▶ WHAT THE TASK ASKS:
Gather all lines from the material that contain the word "chart".

=== INFORMATION SHOWN ===

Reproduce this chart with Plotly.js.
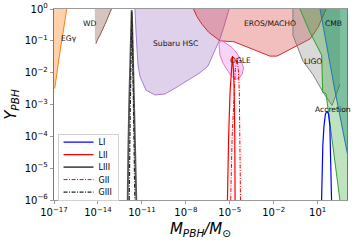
<!DOCTYPE html>
<html>
<head>
<meta charset="utf-8">
<script src="https://cdn.plot.ly/plotly-3.0.1.min.js"></script>
<style>html,body{margin:0;padding:0;background:#fff;}#chart{width:357px;height:250px;}</style>
</head>
<body>
<div id="chart"></div>
<script>
// ---- data (log10 values) ----
// Constraint regions: outlines as log10(M/Msun), log10(Y)
const egLogM = [-16.95, -16.66, -16.13, -16.05, -17.5, -17.5];
const egLogY = [-2.5, -1.55, 0, 0.25, 0.25, -2.5];

const wdLogM = [-14.21, -14.21, -14.14, -14.04, -13.86, -13.66, -13.52, -13.38, -13.25, -13.08, -13.0];
const wdLogY = [0.3, -0.95, -1.09, -0.97, -0.82, -0.64, -0.48, -0.33, -0.18, 0, 0.3];

const subaruLogM = [-11.47, -11.47, -11.40, -11.33, -11.27, -11.13, -10.72, -10.11, -9.42, -8.60, -7.72, -7.03, -6.49, -6.15, -5.67, -5.40, -5.05, -4.95];
const subaruLogY = [0.3, 0, -0.72, -1.33, -1.75, -2.12, -2.55, -2.70, -2.67, -2.45, -2.21, -2.00, -1.79, -1.45, -0.94, -0.55, 0, 0.3];

const erosLogM = [-7.6, -7.48, -7.24, -6.90, -6.44, -5.67, -4.71, -4.03, -3.14, -2.26, -1.78, -1.03, -0.34, 0.48, 1.02, 1.36, 1.57, 1.65];
const erosLogY = [0.3, 0, -0.24, -0.48, -0.73, -1.0, -1.03, -1.15, -1.33, -1.48, -1.48, -1.30, -1.15, -0.94, -0.58, -0.24, 0, 0.3];

const ogleLogM = [-5.60, -5.74, -5.67, -5.46, -5.19, -4.92, -4.64, -4.37, -4.17, -4.06, -4.24, -4.51, -4.85, -5.19, -5.60];
const ogleLogY = [-0.97, -1.09, -1.45, -1.70, -1.91, -2.09, -2.21, -2.18, -2.06, -1.85, -1.61, -1.39, -1.21, -1.09, -0.97];

const ligoLogM = [-0.69, -0.69, 0.0, 0.68, 1.36, 1.98, 2.52, 2.52];
const ligoLogY = [0.3, -0.83, -1.64, -2.06, -2.61, -3.03, -2.36, 0.3];

const accLogM = [-0.49, -0.21, 0.47, 1.27, 1.34, 1.57, 2.56, 2.60, 3.5, 3.5];
const accLogY = [0.3, 0, -0.73, -1.45, -2.61, -2.66, -6.0, -6.3, -6.3, 0.3];

const cmbLogM = [1.04, 1.16, 1.47, 1.84, 2.17, 3.0, 3.21, 3.5, 3.5];
const cmbLogY = [0.3, 0, -0.73, -1.76, -2.55, -4.48, -5.0, -5.0, 0.3];

// Mass-function curves
const liLogM = [1.24, 1.26, 1.29, 1.35, 1.43, 1.53, 1.63, 1.74, 1.83, 1.89, 1.95, 1.97];
const liLogY = [-6.5, -6.0, -5.18, -4.27, -3.67, -3.30, -3.21, -3.30, -3.67, -4.58, -6.0, -6.5];

const liiLogM = [-5.18, -5.17, -5.08, -4.98, -4.90, -4.82, -4.75, -4.70, -4.66, -4.64, -4.635];
const liiLogY = [-6.5, -6.0, -4.0, -2.6, -1.9, -1.48, -1.9, -2.6, -4.0, -6.0, -6.5];

const liiiLogM = [-11.985, -11.98, -11.93, -11.87, -11.80, -11.74, -11.70, -11.66, -11.60, -11.52, -11.45, -11.38, -11.375];
const liiiLogY = [-6.5, -6.0, -4.5, -3.0, -1.5, -0.5, -0.03, -0.5, -1.5, -3.0, -4.5, -6.0, -6.5];

const giiLogM = [-4.95, -4.94, -4.84, -4.72, -4.62, -4.51, -4.42, -4.35, -4.30, -4.27, -4.265];
const giiLogY = [-6.5, -6.0, -4.0, -2.6, -1.9, -1.55, -1.9, -2.6, -4.0, -6.0, -6.5];

const giiiLogM = [-11.875, -11.87, -11.83, -11.79, -11.75, -11.72, -11.69, -11.66, -11.62, -11.57, -11.52, -11.47, -11.465];
const giiiLogY = [-6.5, -6.0, -4.5, -3.0, -1.5, -0.5, -0.09, -0.5, -1.5, -3.0, -4.5, -6.0, -6.5];

// Tick labels
const xTickExp = [-17, -14, -11, -8, -5, -2, 1];
const yTickExp = [0, -1, -2, -3, -4, -5, -6];

// Region labels
const regionNames = ['EGγ', 'WD', 'Subaru HSC', 'EROS/MACHO', 'CMB', 'OGLE', 'LIGO', 'Accretion'];
const regionLabelLogM = [-15.98, -14.54, -8.74, -2.26, 2.08, -4.28, 0.68, 2.01];
const regionLabelLogY = [-0.94, -0.45, -1.09, -0.45, -0.45, -1.61, -1.64, -3.15];

// ---- build ----
const p = a => a.map(v => Math.pow(10, v));
const sup = e => '10<sup>' + (e < 0 ? '\u2212' + (-e) : e) + '</sup>';

function fillTrace(lm, ly, fill, line, lw) {
  return {x: p(lm), y: p(ly), mode: 'lines', fill: 'toself', fillcolor: fill,
    line: {color: line || 'rgba(0,0,0,0)', width: lw === undefined ? 1 : lw},
    hoverinfo: 'skip', showlegend: false};
}
function lineTrace(lm, ly, color, w) {
  return {x: p(lm), y: p(ly), mode: 'lines', line: {color: color, width: w || 1},
    hoverinfo: 'skip', showlegend: false};
}

const traces = [
  fillTrace(egLogM, egLogY, 'rgba(255,127,14,0.35)', null, 0),
  lineTrace(egLogM.slice(0, 4), egLogY.slice(0, 4), '#ff7f0e', 1),
  fillTrace(wdLogM, wdLogY, 'rgba(140,86,75,0.35)', null, 0),
  lineTrace(wdLogM.slice(2), wdLogY.slice(2), '#8c564b', 1),
  fillTrace(subaruLogM, subaruLogY, 'rgba(148,103,189,0.3)', '#a77fd0', 1),
  fillTrace(erosLogM, erosLogY, 'rgba(214,39,40,0.3)', '#d62728', 1),
  fillTrace(ogleLogM, ogleLogY, 'rgba(238,130,238,0.35)', '#e377c2', 1),
  fillTrace(ligoLogM, ligoLogY, 'rgba(128,128,128,0.3)', null, 0),
  lineTrace(ligoLogM.slice(0, 7), ligoLogY.slice(0, 7), '#808080', 1),
  fillTrace(accLogM, accLogY, 'rgba(44,160,44,0.3)', '#2ca02c', 1),
  fillTrace(cmbLogM, cmbLogY, 'rgba(0,128,100,0.35)', '#1f77b4', 1),
  {x: p(liLogM), y: p(liLogY), mode: 'lines', name: 'LI', line: {color: '#0000ff', width: 1.2}, hoverinfo: 'skip'},
  {x: p(liiLogM), y: p(liiLogY), mode: 'lines', name: 'LII', line: {color: '#ff0000', width: 1.2}, hoverinfo: 'skip'},
  {x: p(liiiLogM), y: p(liiiLogY), mode: 'lines', name: 'LIII', line: {color: '#555555', width: 1.8}, hoverinfo: 'skip'},
  {x: p(giiLogM), y: p(giiLogY), mode: 'lines', name: 'GII', line: {color: '#ff0000', width: 1, dash: '4px,1.5px,1px,1.5px'}, hoverinfo: 'skip'},
  {x: p(giiiLogM), y: p(giiiLogY), mode: 'lines', name: 'GIII', line: {color: '#222222', width: 1.2, dash: '4px,1.5px,1px,1.5px'}, hoverinfo: 'skip'}
];

const annotations = regionNames.map((t, i) => ({
  x: regionLabelLogM[i], y: regionLabelLogY[i], xref: 'x', yref: 'y', text: t,
  showarrow: false, font: {family: 'DejaVu Sans', size: 7.6, color: '#111'}
}));

const layout = {
  width: 357, height: 250,
  margin: {l: 54, r: 10, t: 9, b: 43},
  paper_bgcolor: '#fff', plot_bgcolor: '#fff',
  font: {family: 'DejaVu Sans', size: 10, color: '#000'},
  showlegend: true,
  legend: {x: 0.012, y: 0.345, xanchor: 'left', yanchor: 'top', bgcolor: 'rgba(255,255,255,0.9)',
    bordercolor: '#d0d0d0', borderwidth: 1, itemwidth: 30, font: {family: 'DejaVu Sans', size: 8}},
  xaxis: {type: 'log', range: [-17, 3], showgrid: false, zeroline: false,
    tickvals: p(xTickExp), ticktext: xTickExp.map(sup), ticks: 'outside', ticklen: 3, tickcolor: '#999',
    showline: true, mirror: true, linecolor: '#999', linewidth: 1.2,
    tickfont: {family: 'DejaVu Sans', size: 10},
    title: {text: '<i>M</i><sub><i>PBH</i></sub><i>/M</i><sub>\u2299</sub>', font: {family: 'DejaVu Sans', size: 15}, standoff: 6}},
  yaxis: {type: 'log', range: [-6, 0], showgrid: false, zeroline: false,
    tickvals: p(yTickExp), ticktext: yTickExp.map(sup), ticks: 'outside', ticklen: 3, tickcolor: '#999',
    showline: true, mirror: true, linecolor: '#777', linewidth: 1.2,
    tickfont: {family: 'DejaVu Sans', size: 10},
    title: {text: '<i>Y</i><sub><i>PBH</i></sub>', font: {family: 'DejaVu Sans', size: 15}, standoff: 4}},
  annotations: annotations
};

Plotly.newPlot('chart', traces, layout, {staticPlot: true, displayModeBar: false}).then(gd => {
  // compact the legend rows to the reference spacing
  const rowH = 12.5;
  const items = gd.querySelectorAll('.legend .traces');
  items.forEach((el, i) => {
    const m = /translate\(\s*([-\d.]+)/.exec(el.getAttribute('transform') || '');
    const tx = m ? m[1] : 0;
    el.setAttribute('transform', 'translate(' + tx + ',' + (8 + i * rowH) + ')');
  });
  const bg = gd.querySelector('.legend rect.bg');
  if (bg) bg.setAttribute('height', items.length * rowH + 3);
});
</script>
</body>
</html>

===

▶ REPLY:
Reproduce this chart with Plotly.js.
<style>html,body{margin:0;padding:0;background:#fff;}#chart{width:357px;height:250px;}</style>
<div id="chart"></div>
Plotly.newPlot('chart', traces, layout, {staticPlot: true, displayModeBar: false}).then(gd => {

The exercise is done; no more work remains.